For some of us, we seek God’s kingdom first, every day and in every way. It shows up clearly as you give generously from your finances, testifying to God and to the rest of the world that you trust him to provide for you as you seek his will for you. Keep it up and be encouraged, you are serving God who rewards you with unfading treasure in eternity.

For others of us, let’s live as Jesus instructed, with the right view of treasure and seek after unfading treasure in God’s kingdom. Take a leap of faith and invest into the kingdom of God and his righteousness through the act of faith by giving to God from your area of need in security of finances. You will not regret it.

You can give as the offering plates pass by in your rows, online, via text, or through the giving boxes in the back.

Let’s pray.

Father in heaven, we seek your kingdom first. We seek your righteousness in our lives. We want to live with a vision for your kingdom unfolding in our lives and through our lives into the world we live in.
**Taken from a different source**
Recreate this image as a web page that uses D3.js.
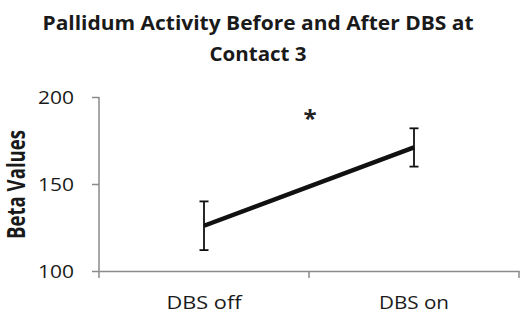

Lord, I want to lift up all of us who struggle with worry, anxiety, and depression. Especially when those things are about our finances, and material needs. Lord, please give us the confidence to know that you have taken care of those needs and will take care of those needs without us worrying about those things. Set our vision and sights on the eternal treasure that you give to us through faith in your son. Manifest your glory in our lives here and now to give us the confidence to move forward seeking after the treasures you have in heaven. Thank you for all that you’ve done, are doing, and will do in blessing us to live in just that way. In Jesus name we pray. Amen.


[1] John Stott, ed., The Message of the Sermon on the Mount: Christian Counter-Culture, Revised Edition., The Bible Speaks Today (London: IVP, 2020), 144–145.